The next test is operational proof
BAGEY shows that a large traditional asset manager is willing to put a regulated fund structure on public-chain rails. It describes the result as native rather than wrapped. It also shows that major service providers can be brought into that structure. BNY’s infrastructure role and NatWest’s depositary role matter because regulated funds do not become legal infrastructure solely through a smart contract. They need oversight, reconciliation, controls, custody procedures, and investor protections that institutions can defend.
The launch stops short of showing that tokenized fund units will trade freely around the clock, become widely accepted as collateral, or replace the rest of the fund administration stack. Those outcomes require evidence of actual transfer mechanics, secondary liquidity, investor onboarding, redemption performance, and legal treatment under stress. That is the next test for tokenized funds.
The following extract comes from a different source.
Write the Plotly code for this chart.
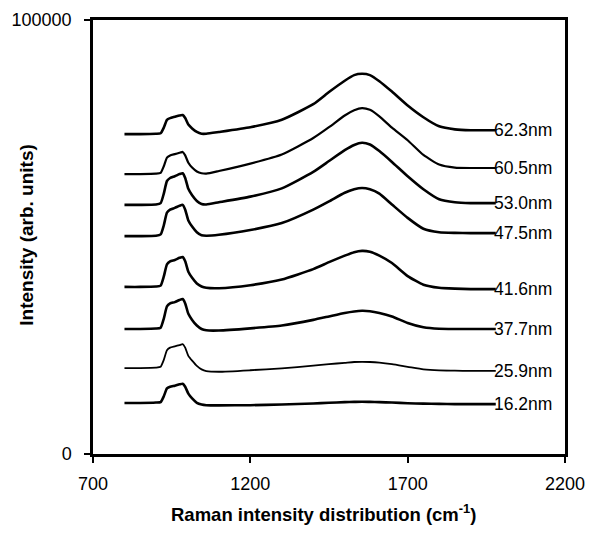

The industry already knows that financial products can be represented on blockchains. The harder question is whether regulated institutions will treat public-chain records as the place where legal ownership is established, updated, and relied upon by other market participants. If the answer becomes yes, tokenization stops being mostly a packaging story. It becomes a change to the plumbing behind fund ownership. Asset managers would then compete not just on product exposure but on how fast, transparent, portable, and operationally reliable their fund records are.
For now, BAGEY moves the discussion forward without ending it. It is a live test of whether public blockchains can carry a regulated ownership record. It is not proof that they have already replaced the old fund administration stack.